--- Start ---
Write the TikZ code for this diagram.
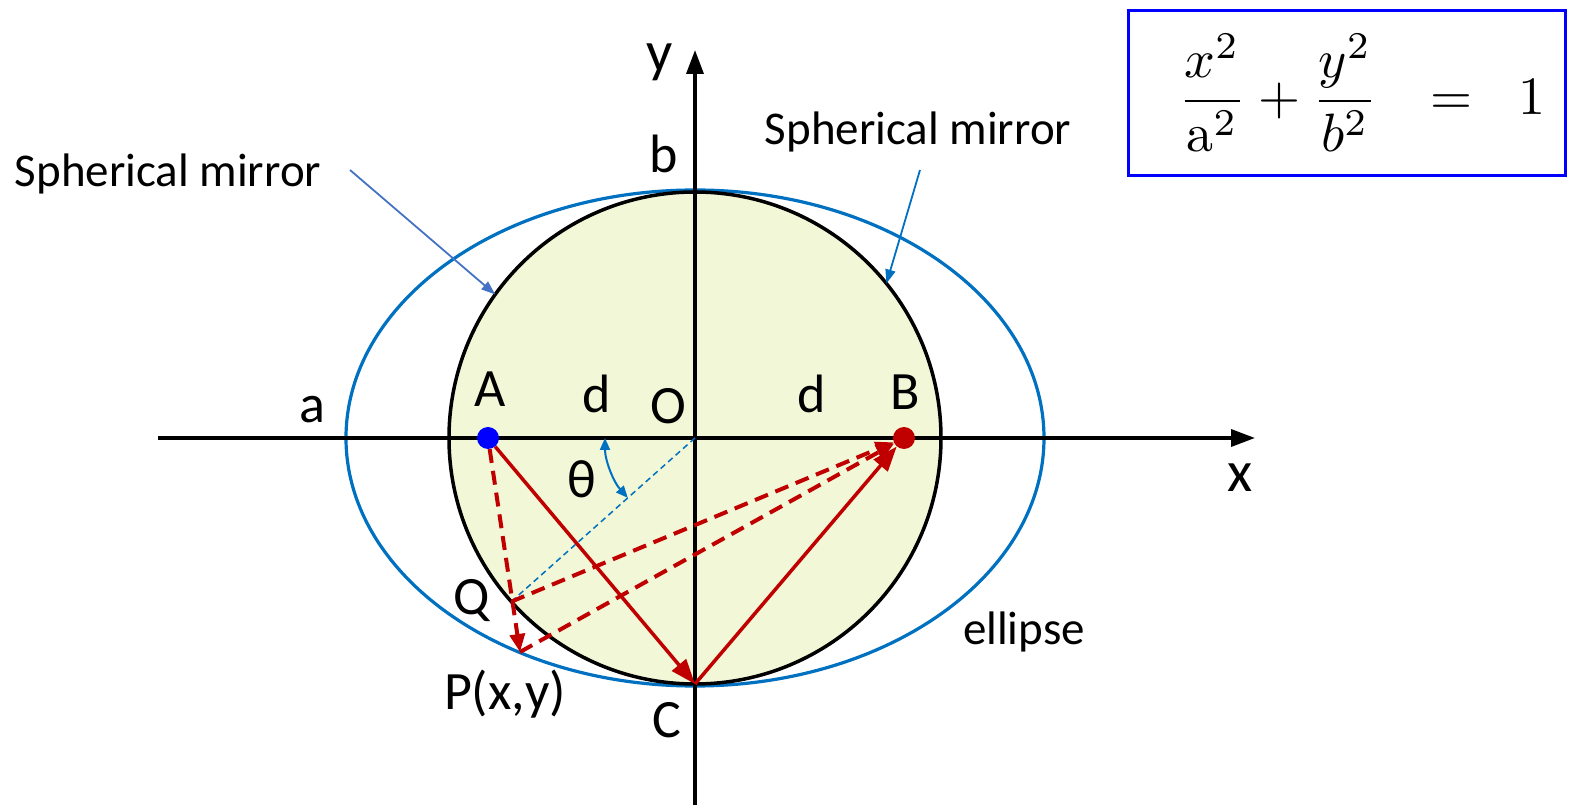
\documentclass[tikz,border=0pt]{standalone}
\usepackage{xcolor}
\usepackage{tikz}
\usepackage{amsmath}
\usepackage{graphicx}
\usepackage{fontspec}
\newfontfamily\lblfont{Carlito}
\usetikzlibrary{arrows.meta,positioning}
\definecolor{mirrorfill}{RGB}{241,247,215}
\definecolor{ellblue}{RGB}{0,112,192}
\definecolor{noteblue}{RGB}{68,114,196}
\definecolor{rayred}{RGB}{192,0,0}

\begin{document}
\begin{tikzpicture}[x=1pt,y=1pt,
  lbl/.style={font={\lblfont\fontsize{54}{60}\selectfont},anchor=base,inner sep=0pt},
  axlbl/.style={font={\lblfont\fontsize{58}{64}\selectfont},anchor=base,inner sep=0pt},
  note/.style={font={\lblfont\fontsize{47}{52}\selectfont},anchor=base,inner sep=0pt},
  axisline/.style={line width=3.5pt,-{Triangle[length=24pt,width=17pt]}},
  ray/.style={rayred,line width=3.5pt,-{Triangle[length=25pt,width=18pt]}},
  raydash/.style={rayred,line width=4pt,dash pattern=on 14pt off 8pt,-{Triangle[length=18pt,width=15pt]}},
  noteline/.style={line width=1.8pt,-{Triangle[length=14pt,width=10pt]}},
  focus/.style={circle,inner sep=0pt,minimum size=22pt}]
  \useasboundingbox (-695,-367) rectangle (874,438);

  \coordinate (O) at (0,0);
  \fill[mirrorfill] (O) circle[radius=246];
  \draw[ellblue,line width=3.2pt] (O) ellipse[x radius=349,y radius=248];
  \draw[line width=3.5pt] (O) circle[radius=246];

  \coordinate (xl) at (-537,0);
  \coordinate (xr) at (560,0);
  \coordinate (yb) at (0,-367);
  \coordinate (yt) at (0,388);
  \draw[axisline] (xl) -- (xr);
  \draw[axisline] (yb) -- (yt);

  \coordinate (C) at (0,-246);
  \coordinate (Q) at (221.7:246);
  \coordinate (P) at (-175,-214);
  \node[focus,fill=blue] (A) at (-207,0) {};
  \node[focus,fill=rayred] (B) at (209,0) {};

  \draw[ellblue,line width=1.5pt,dash pattern=on 6pt off 4pt] (O) -- (Q);
  \draw[ellblue,line width=2pt,{Triangle[length=12pt,width=10pt]}-{Triangle[length=12pt,width=10pt]}]
    (180:90) arc[start angle=180,end angle=221.7,radius=90];

  \draw[raydash] (A) -- (P);
  \draw[raydash] (Q) -- (B);
  \draw[raydash] (P) -- (B);
  \draw[ray] (A) -- (C);
  \draw[ray] (C) -- (B);

  \node[lbl] (lA) at (-205,31) {A};
  \node[lbl] (ld1) at (-98,25) {d};
  \node[lbl] (lO) at (-27,14) {O};
  \node[lbl] (ld2) at (117,25) {d};
  \node[lbl] (lB) at (210,28) {B};
  \node[lbl] (la) at (-383,15) {a};
  \node[lbl] (lb) at (-31,265) {b};
  \node[lbl] (lth) at (-113,-60) {θ};
  \node[lbl] (lQ) at (-223,-177) {Q};
  \node[lbl] (lP) at (-190,-272) {P(x,y)};
  \node[lbl] (lC) at (-28,-299) {C};
  \node[axlbl] (lx) at (545,-54) {x};
  \node[axlbl] (ly) at (-35,366) {y};

  \node[note] (sml) at (-527,251) {Spherical mirror};
  \node[note] (smr) at (223,293) {Spherical mirror};
  \node[note] (ell) at (329,-207) {ellipse};
  \coordinate (smlfrom) at (-345,268);
  \coordinate (smlto) at (144.3:246);
  \coordinate (smrfrom) at (225,268);
  \coordinate (smrto) at (38.9:246);
  \draw[noteline,noteblue] (smlfrom) -- (smlto);
  \draw[noteline,ellblue] (smrfrom) -- (smrto);

  \node[draw=blue,line width=3pt,minimum width=437pt,minimum height=165pt,inner sep=0pt] (eq) at (652,345)
    {\hspace*{30pt}\scalebox{5.4}{$\displaystyle\frac{x^2}{\mathrm{a}^2}+\frac{y^2}{b^2}\hspace{0.7em}=\hspace{0.58em}1$}};
\end{tikzpicture}
\end{document}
--- End ---
SHORT PROBLEM:
Could the lines from the top of the material through the line with "(B) at (209,0)" be repeated exactly, pictures left out?

THE RESPONSE:
Write the TikZ code for this diagram.
\documentclass[tikz,border=0pt]{standalone}
\usepackage{xcolor}
\usepackage{tikz}
\usepackage{amsmath}
\usepackage{graphicx}
\usepackage{fontspec}
\newfontfamily\lblfont{Carlito}
\usetikzlibrary{arrows.meta,positioning}
\definecolor{mirrorfill}{RGB}{241,247,215}
\definecolor{ellblue}{RGB}{0,112,192}
\definecolor{noteblue}{RGB}{68,114,196}
\definecolor{rayred}{RGB}{192,0,0}

\begin{document}
\begin{tikzpicture}[x=1pt,y=1pt,
  lbl/.style={font={\lblfont\fontsize{54}{60}\selectfont},anchor=base,inner sep=0pt},
  axlbl/.style={font={\lblfont\fontsize{58}{64}\selectfont},anchor=base,inner sep=0pt},
  note/.style={font={\lblfont\fontsize{47}{52}\selectfont},anchor=base,inner sep=0pt},
  axisline/.style={line width=3.5pt,-{Triangle[length=24pt,width=17pt]}},
  ray/.style={rayred,line width=3.5pt,-{Triangle[length=25pt,width=18pt]}},
  raydash/.style={rayred,line width=4pt,dash pattern=on 14pt off 8pt,-{Triangle[length=18pt,width=15pt]}},
  noteline/.style={line width=1.8pt,-{Triangle[length=14pt,width=10pt]}},
  focus/.style={circle,inner sep=0pt,minimum size=22pt}]
  \useasboundingbox (-695,-367) rectangle (874,438);

  \coordinate (O) at (0,0);
  \fill[mirrorfill] (O) circle[radius=246];
  \draw[ellblue,line width=3.2pt] (O) ellipse[x radius=349,y radius=248];
  \draw[line width=3.5pt] (O) circle[radius=246];

  \coordinate (xl) at (-537,0);
  \coordinate (xr) at (560,0);
  \coordinate (yb) at (0,-367);
  \coordinate (yt) at (0,388);
  \draw[axisline] (xl) -- (xr);
  \draw[axisline] (yb) -- (yt);

  \coordinate (C) at (0,-246);
  \coordinate (Q) at (221.7:246);
  \coordinate (P) at (-175,-214);
  \node[focus,fill=blue] (A) at (-207,0) {};
  \node[focus,fill=rayred] (B) at (209,0) {};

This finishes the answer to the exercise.